Cara companheira, o ano passou numa velocidade que nem me dei conta do tamanho dos feitos aos quais realizei. Acordei, sentindo um aperto no peito, que só passou quando as lágrimas chegaram ao meu rosto, não foi apenas um choro, foi um brado, um grito para despertar dentro de mim, a força e a coragem que às vezes esqueço que tenho. Admitir ou relatar esse ato, não é fragilidade, ou vitimização psicológica. Mas, compreender que sou humana, e reconhecer que preciso chorar deixar as lágrimas caírem de vez enquanto. Estou tão cansada de ouvir, seja forte, você precisa ser forte. Quero acordar e ter a liberdade de ser apenas eu, de fazer o que gosto, de ser feliz sem ter que pedir licença.
Sei que você é uma mulher muito fortalecedora, e mesmo sendo invisibilizada e minimizada permanece viva, e contamina positivamente as mulheres negras do cotidiano atual. Sua história aponta para mim uma possibilidade de liberdade plena. De não desistir diante das dificuldades que a vida apresenta principalmente o preconceito e o racismo, esses fantasmas, essas mazelas sociais que nos perseguem.
Também sou guerreira, mesmo anônima, invisibilizada e marginalizada, eu continuo em frente, não me dou por vencida, sou parte deste processo, eu faço o meu destino e futuro. Não cheguei até aqui para regredir tanto. Não quero ser menor ou maior, quero igualdade!

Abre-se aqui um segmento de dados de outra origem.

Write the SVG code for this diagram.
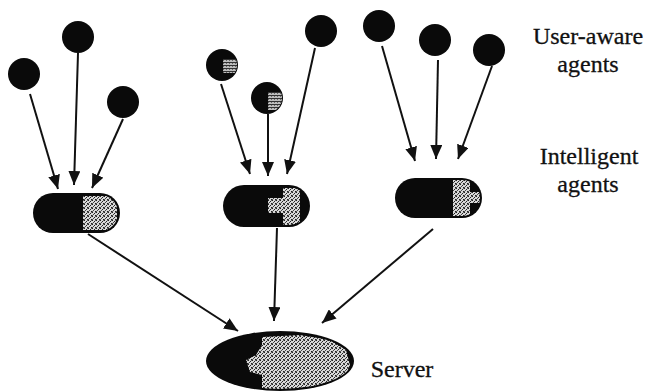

E é apegando-me a sua força Dandara, que sigo adiante se eu precisar pegar um escudo e uma lança, para me defender das bombas psicológicas, utilizadas pelo racismo em suas diversas configurações, eu irei segurar, irei agachar, mas quando me levantar será sua força em minha memória que irá sobressair soberanamente como tem que ser a história. E essa história precisa ser recontada, repetida incansavelmente, para dar a condição de um novo desfecho.
Aliás, é pensando, nesta condição de respeito e igualdade que as mulheres negras estão em Marcha, mobilizando o mundo. Para mim, companheira Dandara é a maior prova de amor, lutar por um bem viver, pelo fim do racismo. Não tem como não seguir, continuar em Marcha, jamais existiria esse sentimento de audácia e fortaleza, se você ou as nossas companheiras, Nzinga Mband, Aquataluxe, Quariterê, Lélia Gonzáles, Beatriz Nascimento, Carolina de Jesus, Mãe Biu da Xambá, Badia, Angela Davis, Maya Angelou, e outras e outras mulheres negras não tivessem emprestado e doado suas forças por um mundo melhor. E é pensando neste ideal de mundo, com mais igualdade que a luz aparece sempre, ela vem em forma de alimento com todos os elementos que chamamos de coragem!

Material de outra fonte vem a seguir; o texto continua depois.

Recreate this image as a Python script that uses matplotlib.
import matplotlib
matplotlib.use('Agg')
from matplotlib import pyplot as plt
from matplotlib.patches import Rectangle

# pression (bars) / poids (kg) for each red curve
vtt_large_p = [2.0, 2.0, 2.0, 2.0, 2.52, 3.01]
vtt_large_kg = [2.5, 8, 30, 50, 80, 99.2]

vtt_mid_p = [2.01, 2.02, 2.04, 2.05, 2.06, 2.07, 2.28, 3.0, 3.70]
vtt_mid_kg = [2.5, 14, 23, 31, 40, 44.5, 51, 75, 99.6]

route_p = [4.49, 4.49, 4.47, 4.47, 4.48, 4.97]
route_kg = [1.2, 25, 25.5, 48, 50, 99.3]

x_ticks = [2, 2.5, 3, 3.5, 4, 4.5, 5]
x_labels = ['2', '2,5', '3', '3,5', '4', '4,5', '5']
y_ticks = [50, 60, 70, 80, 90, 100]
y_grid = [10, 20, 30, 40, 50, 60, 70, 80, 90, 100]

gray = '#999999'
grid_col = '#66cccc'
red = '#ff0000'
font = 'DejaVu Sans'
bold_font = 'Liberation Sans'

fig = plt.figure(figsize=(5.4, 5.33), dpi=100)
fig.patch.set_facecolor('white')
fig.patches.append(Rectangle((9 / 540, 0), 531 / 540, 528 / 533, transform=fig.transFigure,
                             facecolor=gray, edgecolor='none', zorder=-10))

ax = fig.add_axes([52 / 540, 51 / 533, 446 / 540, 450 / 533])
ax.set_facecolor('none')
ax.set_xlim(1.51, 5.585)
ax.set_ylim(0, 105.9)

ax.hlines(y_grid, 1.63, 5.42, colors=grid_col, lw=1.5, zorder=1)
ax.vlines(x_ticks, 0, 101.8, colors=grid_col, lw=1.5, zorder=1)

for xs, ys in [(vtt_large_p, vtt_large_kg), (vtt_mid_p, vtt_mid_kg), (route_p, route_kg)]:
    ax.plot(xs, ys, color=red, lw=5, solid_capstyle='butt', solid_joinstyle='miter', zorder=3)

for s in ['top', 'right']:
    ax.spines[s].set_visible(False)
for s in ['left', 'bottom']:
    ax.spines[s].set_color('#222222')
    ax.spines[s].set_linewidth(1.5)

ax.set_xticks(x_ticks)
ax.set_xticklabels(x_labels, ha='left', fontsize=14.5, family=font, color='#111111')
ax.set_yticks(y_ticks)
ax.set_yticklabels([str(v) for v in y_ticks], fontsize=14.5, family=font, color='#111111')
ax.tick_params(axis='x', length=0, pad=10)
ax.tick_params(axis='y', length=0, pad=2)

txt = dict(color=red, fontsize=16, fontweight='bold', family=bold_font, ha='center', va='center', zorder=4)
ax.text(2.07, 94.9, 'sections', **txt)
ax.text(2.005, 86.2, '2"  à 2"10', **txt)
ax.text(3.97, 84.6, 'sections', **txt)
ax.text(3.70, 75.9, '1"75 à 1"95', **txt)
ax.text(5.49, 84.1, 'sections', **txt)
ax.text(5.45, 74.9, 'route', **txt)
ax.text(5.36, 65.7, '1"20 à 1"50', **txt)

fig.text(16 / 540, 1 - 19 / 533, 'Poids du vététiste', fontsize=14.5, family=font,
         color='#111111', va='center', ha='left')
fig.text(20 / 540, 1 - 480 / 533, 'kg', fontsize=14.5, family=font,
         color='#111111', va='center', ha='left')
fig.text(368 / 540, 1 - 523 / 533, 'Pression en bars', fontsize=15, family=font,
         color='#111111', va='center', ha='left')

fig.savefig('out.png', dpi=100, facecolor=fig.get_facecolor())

Gosto de dizer que o que me move neste mundo é a minha indignação, mas sei que esse sentimento não é algo só meu, ele é presente em todas nós mulheres negras. Não se deixar escravizar, mesmo com o modelo moderno de exploração. Não desistir, não iremos mais nos jogarmos dos Navios, estamos gritando, brigando, escrevendo e reescrevendo incansavelmente a nossa história. Que pode e deve ser contada na primeira pessoa do singular “Eu”. E eu, não me joguei ao mar, não pulei do navio, muito menos permaneci no lixo ao qual me destinaram. Sabes por quê? Porque, pensando desta forma estaria reafirmando o que o sistema diz todos os dias, que somos inferiores e não somos capazes. E sabemos e temos a certeza que somos, super mulheres!
Bem Companheira, fiquei tão entregue ao escrever que estou aliviada, mas é preciso dizer que você é, e foi uma mulher muito importante, guerreira, sábia e determinada. Precisamos e temos o direito a uma nova história, a novas perspectivas de vida, sem violência ou violação dos nossos direitos humanos. Afros abraços, e iremos nos reencontrar em mais uma batalha, em mais um desafio, pois nossos feitos e espíritos são imortais.